You have been hired by Grate Books Publishing to help authors with their prose. You are supposed to warn authors if they use words too frequently. Authors give you a document as an ordinary text file. You have to collect the words of the file (case is significant; discard punctuation and spacing; only use letters A-Z and a-z and underscore '_') and print two outputs. Both outputs list all the words and the number of times they appear, one word per line, no word duplicated. For example, you might print
dark 1 stormy 1 night 4 the 18 they 2The first output should be sorted by word (in ASCII alphabetical order), the second by number of occurrences (in reverse numerical order; ties may be in any order).
Your program should be called wordCount.

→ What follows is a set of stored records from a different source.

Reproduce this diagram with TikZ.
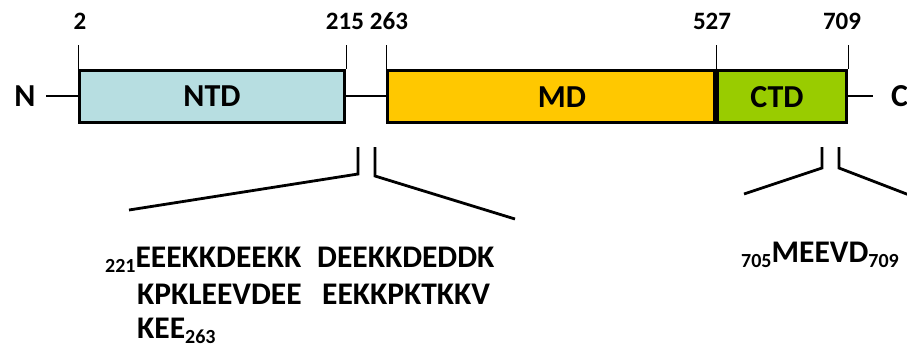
\documentclass[tikz,border=0pt]{standalone}
\usepackage{fontspec}
\setmainfont{Carlito}
\newcommand{\subnum}[1]{\raisebox{-5.5pt}{\fontsize{20}{22}\selectfont #1}}
\begin{document}
\begin{tikzpicture}[x=1pt,y=-1pt,
  lab/.style={font=\bfseries\fontsize{32}{36}\selectfont, inner sep=0pt},
  num/.style={font=\bfseries\fontsize{25}{28}\selectfont, inner sep=0pt},
  seq/.style={font=\bfseries\fontsize{31.5}{36}\selectfont, inner sep=0pt, anchor=base west},
  dom/.style={draw=black, line width=3pt, inner sep=0pt, font=\bfseries\fontsize{32}{36}\selectfont},
  tick/.style={line width=1pt},
  thick line/.style={line width=2.8pt},
  brk/.style={line width=2.8pt, line join=miter}]
\useasboundingbox (0,0) rectangle (907,349);
\definecolor{ntdc}{HTML}{B7DEE1}
\definecolor{mdc}{HTML}{FFC800}
\definecolor{ctdc}{HTML}{99CC00}
\begin{scope}
\clip (0,0) rectangle (907,349);
% domains
\node[dom, fill=ntdc, minimum width=265pt, minimum height=52pt] (ntd) at (212,96) {NTD};
\node[dom, fill=mdc, minimum width=327pt, minimum height=52pt, anchor=west] (md) at (386,96) {};
\node[dom, fill=ctdc, minimum width=129pt, minimum height=52pt, anchor=west] (ctd) at (md.east) {};
\draw[line width=3pt] (md.north east) -- (md.south east);
\node[lab] at (562,97) {MD};
\node[lab] at (777,97) {CTD};
% termini and linker
\node[lab] (n) at (25,96) {N};
\node[lab, anchor=west] (c) at (891,96) {C};
\coordinate (nl) at (46,96);
\coordinate (cl) at (873,96);
\draw[thick line] (nl) -- (ntd.west);
\draw[thick line] (ntd.east) -- (md.west);
\draw[thick line] (ctd.east) -- (cl);
% residue ticks
\coordinate (t2) at (ntd.north west);
\coordinate (t215) at (ntd.north east);
\coordinate (t263) at (md.north west);
\coordinate (t527) at (md.north east);
\coordinate (t709) at (ctd.north east);
\foreach \t in {t2,t215,t263,t527,t709}
  \draw[tick] (\t) -- ++(0,-24);
\node[num] (n2) at (80,21) {2};
\node[num] (n215) at (345,21) {215};
\node[num] (n263) at (389,21) {263};
\node[num] (n527) at (712,21) {527};
\node[num] (n709) at (842,21) {709};
% brackets for the acidic linker
\coordinate (b1a) at (358,147);
\coordinate (b1b) at (358,174);
\coordinate (b1c) at (129,210);
\coordinate (b2a) at (375,147);
\coordinate (b2b) at (375,176);
\coordinate (b2c) at (515,219);
\draw[brk] (b1a) -- (b1b) -- (b1c);
\draw[brk] (b2a) -- (b2b) -- (b2c);
% brackets for the C-terminal motif
\coordinate (b3a) at (822,147);
\coordinate (b3b) at (822,168);
\coordinate (b3c) at (744,194);
\coordinate (b4a) at (839,147);
\coordinate (b4b) at (839,168);
\coordinate (b4c) at (917,198);
\draw[brk] (b3a) -- (b3b) -- (b3c);
\draw[brk] (b4a) -- (b4b) -- (b4c);
% sequences
\node[seq] (s1) at (105,267) {\subnum{221}EEEKKDEEKK};
\node[seq] (s2) at (317,267) {DEEKKDEDDK};
\node[seq] (s3) at (137,304) {KPKLEEVDEE};
\node[seq] (s4) at (322,304) {EEKKPKTKKV};
\node[seq] (s5) at (137,338) {KEE\subnum{263}};
\node[seq] (s6) at (741,262) {\subnum{705}MEEVD\subnum{709}};
\end{scope}
\end{tikzpicture}
\end{document}
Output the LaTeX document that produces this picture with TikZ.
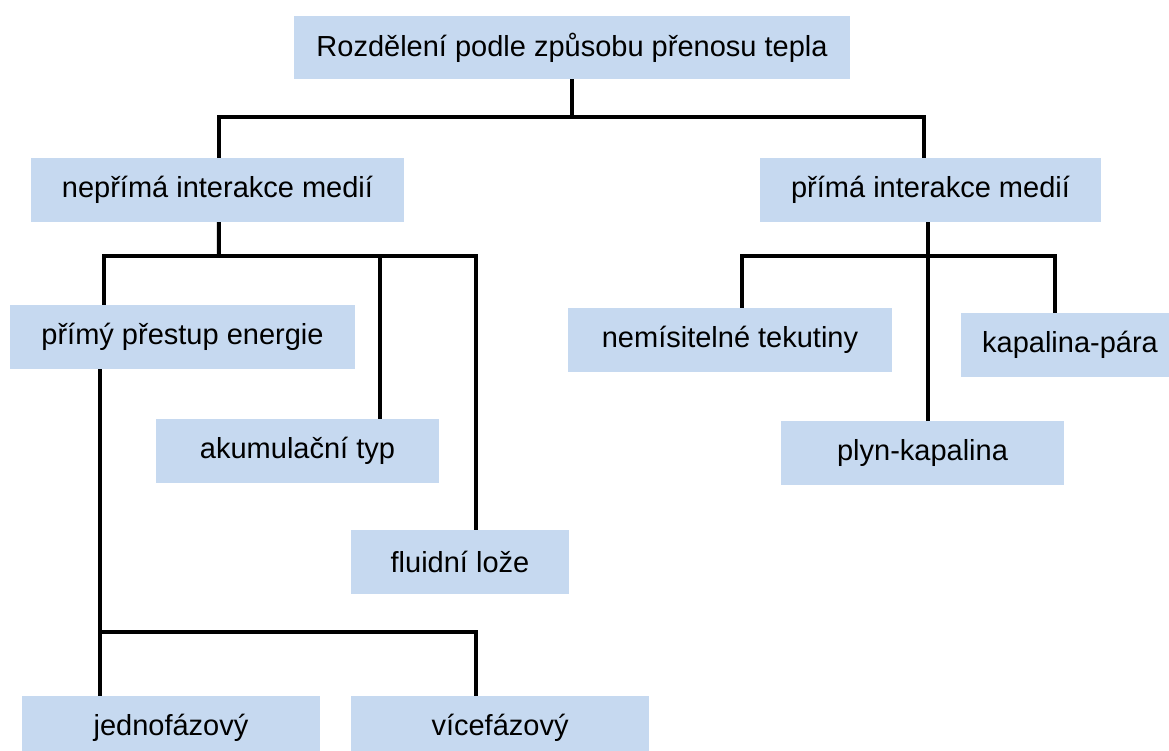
\documentclass[tikz,border=0pt]{standalone}
\usepackage{fontspec}
\setmainfont{Liberation Sans}
\definecolor{boxblue}{HTML}{C6D9F0}
\begin{document}
\begin{tikzpicture}[x=1pt,y=-1pt,
  box/.style={rectangle,fill=boxblue,inner sep=0pt,minimum height=64pt,font=\fontsize{29}{34}\selectfont},
  link/.style={line width=4pt,black,line join=miter}]
\useasboundingbox (0,0) rectangle (1169,751);
\clip (0,0) rectangle (1169,751);
\node[box,minimum width=556pt,minimum height=63pt] (root) at (572,47.5) {Rozdělení podle způsobu přenosu tepla};
\node[box,minimum width=373pt] (nepr) at (217.5,190) {nepřímá interakce medií};
\node[box,minimum width=341pt] (prima) at (930.5,190) {přímá interakce medií};
\node[box,minimum width=345pt] (primy) at (182.5,337) {přímý přestup energie};
\node[box,minimum width=283pt] (akum) at (297.5,451) {akumulační typ};
\node[box,minimum width=218pt] (fluid) at (460,562) {fluidní lože};
\node[box,minimum width=298pt] (jedno) at (171,728) {jednofázový};
\node[box,minimum width=298pt] (vice) at (500,728) {vícefázový};
\node[box,minimum width=324pt] (nemis) at (730,340) {nemísitelné tekutiny};
\node[box,minimum width=218pt] (kapal) at (1070,345) {kapalina-pára};
\node[box,minimum width=283pt] (plyn) at (922.5,453) {plyn-kapalina};
% level 1
\coordinate (j1) at (572,117);
\draw[link] (root.south) -- (j1);
\draw[link] ([xshift=188pt]nepr.north west) |- (j1) -| ([xshift=164pt]prima.north west);
% left branch
\coordinate (j2) at (219,256);
\draw[link] ([xshift=188pt]nepr.south west) -- (j2);
\draw[link] ([xshift=94pt]primy.north west) |- (j2) -| ([xshift=125pt]fluid.north west);
\draw[link] ([xshift=224pt]akum.north west) -- ([xshift=224pt]akum.north west |- j2);
% bottom branch
\coordinate (j3) at (100,632);
\draw[link] ([xshift=90pt]primy.south west) -- ([xshift=78pt]jedno.north west);
\draw[link] (j3) -| ([xshift=125pt]vice.north west);
% right branch
\coordinate (j4) at (928,256);
\draw[link] ([xshift=168pt]prima.south west) -- ([xshift=147pt]plyn.north west);
\draw[link] ([xshift=174pt]nemis.north west) |- (j4) -| ([xshift=94pt]kapal.north west);
\end{tikzpicture}
\end{document}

It should accept the text file from standard input. The output must obey the following specifications. Output both lists to standard output, with a single blank line between the lists, and no other information (such as headings). Each line holds a single word and its count, separated by a single space.
You must use a hash table to store the counts. You may use any hash function and any collision-resolution scheme you wish.
You must write your own sorting algorithm to sort the output and your own hash-table routines. (You may not use any library routines for sorting or hashing.) You will lose 2 points if you use selection sort or insertion sort; you will get full credit for heapsort, merge sort, or quicksort. You may not use any other sorting method.
You have access to some useful tools. First, there is a sample
Makefile
at
http://www.cs.uky.edu/~raphael/courses/CS315/prog4/Makefile
.
It has a run target that compiles your program (either wordCount.c
or
wordCount.cpp
) and runs it. It also has a runWorking target that gets and
runs a working program so you can compare your output against it.
Your submission should include your program, all documentation,
your program's output on the data in
http://www.cs.uky.edu/~raphael/courses/CS315/prog4/data.txt
,
your own test data, and your program's output on that test data.